Leave out the pictures and transcribe everything else exactly.

-------- Information supplied

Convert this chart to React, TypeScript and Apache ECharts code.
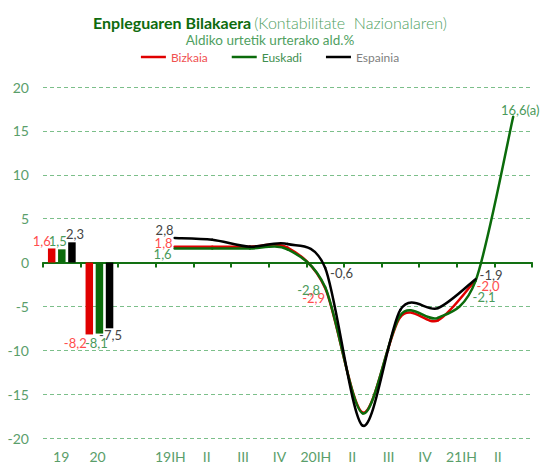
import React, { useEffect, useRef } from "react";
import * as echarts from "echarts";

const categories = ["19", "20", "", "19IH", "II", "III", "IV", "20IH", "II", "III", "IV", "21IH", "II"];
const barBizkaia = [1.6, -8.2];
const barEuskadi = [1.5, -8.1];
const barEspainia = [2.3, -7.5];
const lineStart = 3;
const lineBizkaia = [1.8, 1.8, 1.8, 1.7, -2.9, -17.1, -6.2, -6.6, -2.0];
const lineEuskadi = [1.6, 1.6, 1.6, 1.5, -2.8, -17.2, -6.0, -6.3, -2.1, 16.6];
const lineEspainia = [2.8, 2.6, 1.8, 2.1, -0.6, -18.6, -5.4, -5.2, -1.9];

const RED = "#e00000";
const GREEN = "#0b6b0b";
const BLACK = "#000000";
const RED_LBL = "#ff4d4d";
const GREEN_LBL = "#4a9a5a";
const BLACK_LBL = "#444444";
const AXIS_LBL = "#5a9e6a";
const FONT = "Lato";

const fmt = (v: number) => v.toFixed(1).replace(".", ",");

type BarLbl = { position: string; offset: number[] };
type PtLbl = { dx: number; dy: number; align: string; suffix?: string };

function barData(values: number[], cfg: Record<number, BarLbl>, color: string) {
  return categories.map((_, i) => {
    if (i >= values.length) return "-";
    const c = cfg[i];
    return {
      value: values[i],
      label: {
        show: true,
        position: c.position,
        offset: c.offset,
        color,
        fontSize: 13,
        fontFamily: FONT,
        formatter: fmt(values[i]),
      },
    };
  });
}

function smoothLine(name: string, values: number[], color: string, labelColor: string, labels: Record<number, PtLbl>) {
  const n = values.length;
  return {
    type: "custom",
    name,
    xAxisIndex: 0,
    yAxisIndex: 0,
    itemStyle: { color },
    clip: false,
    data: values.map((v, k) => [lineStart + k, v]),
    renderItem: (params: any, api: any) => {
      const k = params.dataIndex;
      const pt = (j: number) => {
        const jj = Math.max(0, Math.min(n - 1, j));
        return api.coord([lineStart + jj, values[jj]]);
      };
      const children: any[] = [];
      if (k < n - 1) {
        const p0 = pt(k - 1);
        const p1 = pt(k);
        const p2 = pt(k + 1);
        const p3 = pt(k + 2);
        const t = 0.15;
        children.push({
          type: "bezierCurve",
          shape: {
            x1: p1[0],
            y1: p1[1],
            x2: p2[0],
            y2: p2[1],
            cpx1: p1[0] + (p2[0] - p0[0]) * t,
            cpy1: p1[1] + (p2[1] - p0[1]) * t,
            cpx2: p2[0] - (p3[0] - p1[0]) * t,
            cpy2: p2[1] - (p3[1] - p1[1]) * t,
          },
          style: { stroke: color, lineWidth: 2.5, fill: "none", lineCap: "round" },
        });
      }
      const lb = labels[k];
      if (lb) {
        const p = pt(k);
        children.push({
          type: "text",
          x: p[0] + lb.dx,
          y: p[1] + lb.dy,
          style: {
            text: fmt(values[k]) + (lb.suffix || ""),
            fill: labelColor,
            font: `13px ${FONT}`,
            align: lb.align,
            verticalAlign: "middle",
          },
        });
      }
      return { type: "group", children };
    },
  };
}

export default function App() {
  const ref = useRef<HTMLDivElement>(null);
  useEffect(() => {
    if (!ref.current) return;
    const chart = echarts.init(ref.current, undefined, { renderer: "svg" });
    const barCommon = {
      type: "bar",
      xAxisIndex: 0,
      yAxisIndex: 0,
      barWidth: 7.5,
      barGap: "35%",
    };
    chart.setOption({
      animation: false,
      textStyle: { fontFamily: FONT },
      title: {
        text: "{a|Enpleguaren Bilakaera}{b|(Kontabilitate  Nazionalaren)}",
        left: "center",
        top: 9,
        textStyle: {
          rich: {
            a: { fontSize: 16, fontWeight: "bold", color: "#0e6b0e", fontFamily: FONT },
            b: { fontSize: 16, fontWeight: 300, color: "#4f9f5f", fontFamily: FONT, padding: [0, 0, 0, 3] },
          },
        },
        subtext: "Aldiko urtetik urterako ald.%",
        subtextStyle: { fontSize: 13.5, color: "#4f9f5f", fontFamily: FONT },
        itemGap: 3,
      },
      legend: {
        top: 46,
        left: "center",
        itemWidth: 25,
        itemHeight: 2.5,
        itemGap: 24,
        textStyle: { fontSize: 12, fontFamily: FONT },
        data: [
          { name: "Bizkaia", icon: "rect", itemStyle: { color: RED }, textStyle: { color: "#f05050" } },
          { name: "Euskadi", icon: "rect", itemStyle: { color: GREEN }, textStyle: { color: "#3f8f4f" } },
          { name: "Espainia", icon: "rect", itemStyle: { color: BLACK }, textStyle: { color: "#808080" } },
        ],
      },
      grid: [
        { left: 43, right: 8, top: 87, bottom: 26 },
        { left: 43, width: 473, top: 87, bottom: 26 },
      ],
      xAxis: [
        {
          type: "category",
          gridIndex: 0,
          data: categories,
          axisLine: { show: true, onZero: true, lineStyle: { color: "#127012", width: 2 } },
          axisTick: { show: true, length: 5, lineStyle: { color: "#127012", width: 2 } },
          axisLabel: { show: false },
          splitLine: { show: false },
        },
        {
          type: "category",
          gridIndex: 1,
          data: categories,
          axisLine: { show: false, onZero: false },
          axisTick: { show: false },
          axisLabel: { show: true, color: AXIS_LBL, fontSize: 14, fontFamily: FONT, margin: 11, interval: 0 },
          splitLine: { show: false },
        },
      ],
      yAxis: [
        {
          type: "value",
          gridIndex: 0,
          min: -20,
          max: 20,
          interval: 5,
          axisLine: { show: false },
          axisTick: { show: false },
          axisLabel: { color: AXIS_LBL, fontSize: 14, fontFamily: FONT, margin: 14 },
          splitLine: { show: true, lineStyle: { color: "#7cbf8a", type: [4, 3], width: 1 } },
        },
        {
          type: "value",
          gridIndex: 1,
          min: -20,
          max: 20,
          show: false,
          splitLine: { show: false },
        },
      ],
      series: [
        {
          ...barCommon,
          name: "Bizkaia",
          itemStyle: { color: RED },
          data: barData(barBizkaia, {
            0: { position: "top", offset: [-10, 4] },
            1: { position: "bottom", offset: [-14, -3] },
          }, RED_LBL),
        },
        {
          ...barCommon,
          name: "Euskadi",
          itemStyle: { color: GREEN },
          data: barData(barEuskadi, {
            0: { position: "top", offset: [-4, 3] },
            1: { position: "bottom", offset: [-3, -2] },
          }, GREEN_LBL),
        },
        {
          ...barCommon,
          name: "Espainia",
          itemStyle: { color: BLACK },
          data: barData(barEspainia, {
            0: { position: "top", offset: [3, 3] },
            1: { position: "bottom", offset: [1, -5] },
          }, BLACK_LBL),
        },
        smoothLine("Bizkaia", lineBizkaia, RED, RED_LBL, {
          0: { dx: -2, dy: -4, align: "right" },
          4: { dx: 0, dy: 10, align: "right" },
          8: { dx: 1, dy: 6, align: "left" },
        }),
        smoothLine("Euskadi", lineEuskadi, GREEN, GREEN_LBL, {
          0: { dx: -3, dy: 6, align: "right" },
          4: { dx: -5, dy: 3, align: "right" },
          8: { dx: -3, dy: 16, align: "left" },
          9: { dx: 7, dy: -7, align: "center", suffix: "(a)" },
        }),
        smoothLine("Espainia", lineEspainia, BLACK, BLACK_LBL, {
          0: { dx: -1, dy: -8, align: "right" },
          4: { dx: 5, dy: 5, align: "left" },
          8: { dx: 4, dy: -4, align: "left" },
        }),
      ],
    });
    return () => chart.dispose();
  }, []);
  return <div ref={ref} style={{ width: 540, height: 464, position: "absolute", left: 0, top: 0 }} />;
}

----------------

**Solution to this task:**
Convert this chart to React, TypeScript and Apache ECharts code.
import React, { useEffect, useRef } from "react";
import * as echarts from "echarts";

const categories = ["19", "20", "", "19IH", "II", "III", "IV", "20IH", "II", "III", "IV", "21IH", "II"];
const barBizkaia = [1.6, -8.2];
const barEuskadi = [1.5, -8.1];
const barEspainia = [2.3, -7.5];
const lineStart = 3;
const lineBizkaia = [1.8, 1.8, 1.8, 1.7, -2.9, -17.1, -6.2, -6.6, -2.0];
const lineEuskadi = [1.6, 1.6, 1.6, 1.5, -2.8, -17.2, -6.0, -6.3, -2.1, 16.6];
const lineEspainia = [2.8, 2.6, 1.8, 2.1, -0.6, -18.6, -5.4, -5.2, -1.9];

const RED = "#e00000";
const GREEN = "#0b6b0b";
const BLACK = "#000000";
const RED_LBL = "#ff4d4d";
const GREEN_LBL = "#4a9a5a";
const BLACK_LBL = "#444444";
const AXIS_LBL = "#5a9e6a";
const FONT = "Lato";

const fmt = (v: number) => v.toFixed(1).replace(".", ",");

type BarLbl = { position: string; offset: number[] };
type PtLbl = { dx: number; dy: number; align: string; suffix?: string };

function barData(values: number[], cfg: Record<number, BarLbl>, color: string) {
  return categories.map((_, i) => {
    if (i >= values.length) return "-";
    const c = cfg[i];
    return {
      value: values[i],
      label: {
        show: true,
        position: c.position,
        offset: c.offset,
        color,
        fontSize: 13,
        fontFamily: FONT,
        formatter: fmt(values[i]),
      },
    };
  });
}

function smoothLine(name: string, values: number[], color: string, labelColor: string, labels: Record<number, PtLbl>) {
  const n = values.length;
  return {
    type: "custom",
    name,
    xAxisIndex: 0,
    yAxisIndex: 0,
    itemStyle: { color },
    clip: false,
    data: values.map((v, k) => [lineStart + k, v]),
    renderItem: (params: any, api: any) => {
      const k = params.dataIndex;
      const pt = (j: number) => {
        const jj = Math.max(0, Math.min(n - 1, j));
        return api.coord([lineStart + jj, values[jj]]);
      };
      const children: any[] = [];
      if (k < n - 1) {
        const p0 = pt(k - 1);
        const p1 = pt(k);
        const p2 = pt(k + 1);
        const p3 = pt(k + 2);
        const t = 0.15;
        children.push({
          type: "bezierCurve",
          shape: {
            x1: p1[0],
            y1: p1[1],
            x2: p2[0],
            y2: p2[1],
            cpx1: p1[0] + (p2[0] - p0[0]) * t,
            cpy1: p1[1] + (p2[1] - p0[1]) * t,
            cpx2: p2[0] - (p3[0] - p1[0]) * t,
            cpy2: p2[1] - (p3[1] - p1[1]) * t,
          },
          style: { stroke: color, lineWidth: 2.5, fill: "none", lineCap: "round" },
        });
      }
      const lb = labels[k];
      if (lb) {
        const p = pt(k);
        children.push({
          type: "text",
          x: p[0] + lb.dx,
          y: p[1] + lb.dy,
          style: {
            text: fmt(values[k]) + (lb.suffix || ""),
            fill: labelColor,
            font: `13px ${FONT}`,
            align: lb.align,
            verticalAlign: "middle",
          },
        });
      }
      return { type: "group", children };
    },
  };
}

export default function App() {
  const ref = useRef<HTMLDivElement>(null);
  useEffect(() => {
    if (!ref.current) return;
    const chart = echarts.init(ref.current, undefined, { renderer: "svg" });
    const barCommon = {
      type: "bar",
      xAxisIndex: 0,
      yAxisIndex: 0,
      barWidth: 7.5,
      barGap: "35%",
    };
    chart.setOption({
      animation: false,
      textStyle: { fontFamily: FONT },
      title: {
        text: "{a|Enpleguaren Bilakaera}{b|(Kontabilitate  Nazionalaren)}",
        left: "center",
        top: 9,
        textStyle: {
          rich: {
            a: { fontSize: 16, fontWeight: "bold", color: "#0e6b0e", fontFamily: FONT },
            b: { fontSize: 16, fontWeight: 300, color: "#4f9f5f", fontFamily: FONT, padding: [0, 0, 0, 3] },
          },
        },
        subtext: "Aldiko urtetik urterako ald.%",
        subtextStyle: { fontSize: 13.5, color: "#4f9f5f", fontFamily: FONT },
        itemGap: 3,
      },
      legend: {
        top: 46,
        left: "center",
        itemWidth: 25,
        itemHeight: 2.5,
        itemGap: 24,
        textStyle: { fontSize: 12, fontFamily: FONT },
        data: [
          { name: "Bizkaia", icon: "rect", itemStyle: { color: RED }, textStyle: { color: "#f05050" } },
          { name: "Euskadi", icon: "rect", itemStyle: { color: GREEN }, textStyle: { color: "#3f8f4f" } },
          { name: "Espainia", icon: "rect", itemStyle: { color: BLACK }, textStyle: { color: "#808080" } },
        ],
      },
      grid: [
        { left: 43, right: 8, top: 87, bottom: 26 },
        { left: 43, width: 473, top: 87, bottom: 26 },
      ],
      xAxis: [
        {
          type: "category",
          gridIndex: 0,
          data: categories,
          axisLine: { show: true, onZero: true, lineStyle: { color: "#127012", width: 2 } },
          axisTick: { show: true, length: 5, lineStyle: { color: "#127012", width: 2 } },
          axisLabel: { show: false },
          splitLine: { show: false },
        },
        {
          type: "category",
          gridIndex: 1,
          data: categories,
          axisLine: { show: false, onZero: false },
          axisTick: { show: false },
          axisLabel: { show: true, color: AXIS_LBL, fontSize: 14, fontFamily: FONT, margin: 11, interval: 0 },
          splitLine: { show: false },
        },
      ],
      yAxis: [
        {
          type: "value",
          gridIndex: 0,
          min: -20,
          max: 20,
          interval: 5,
          axisLine: { show: false },
          axisTick: { show: false },
          axisLabel: { color: AXIS_LBL, fontSize: 14, fontFamily: FONT, margin: 14 },
          splitLine: { show: true, lineStyle: { color: "#7cbf8a", type: [4, 3], width: 1 } },
        },
        {
          type: "value",
          gridIndex: 1,
          min: -20,
          max: 20,
          show: false,
          splitLine: { show: false },
        },
      ],
      series: [
        {
          ...barCommon,
          name: "Bizkaia",
          itemStyle: { color: RED },
          data: barData(barBizkaia, {
            0: { position: "top", offset: [-10, 4] },
            1: { position: "bottom", offset: [-14, -3] },
          }, RED_LBL),
        },
        {
          ...barCommon,
          name: "Euskadi",
          itemStyle: { color: GREEN },
          data: barData(barEuskadi, {
            0: { position: "top", offset: [-4, 3] },
            1: { position: "bottom", offset: [-3, -2] },
          }, GREEN_LBL),
        },
        {
          ...barCommon,
          name: "Espainia",
          itemStyle: { color: BLACK },
          data: barData(barEspainia, {
            0: { position: "top", offset: [3, 3] },
            1: { position: "bottom", offset: [1, -5] },
          }, BLACK_LBL),
        },
        smoothLine("Bizkaia", lineBizkaia, RED, RED_LBL, {
          0: { dx: -2, dy: -4, align: "right" },
          4: { dx: 0, dy: 10, align: "right" },
          8: { dx: 1, dy: 6, align: "left" },
        }),
        smoothLine("Euskadi", lineEuskadi, GREEN, GREEN_LBL, {
          0: { dx: -3, dy: 6, align: "right" },
          4: { dx: -5, dy: 3, align: "right" },
          8: { dx: -3, dy: 16, align: "left" },
          9: { dx: 7, dy: -7, align: "center", suffix: "(a)" },
        }),
        smoothLine("Espainia", lineEspainia, BLACK, BLACK_LBL, {
          0: { dx: -1, dy: -8, align: "right" },
          4: { dx: 5, dy: 5, align: "left" },
          8: { dx: 4, dy: -4, align: "left" },
        }),
      ],
    });
    return () => chart.dispose();
  }, []);
  return <div ref={ref} style={{ width: 540, height: 464, position: "absolute", left: 0, top: 0 }} />;
}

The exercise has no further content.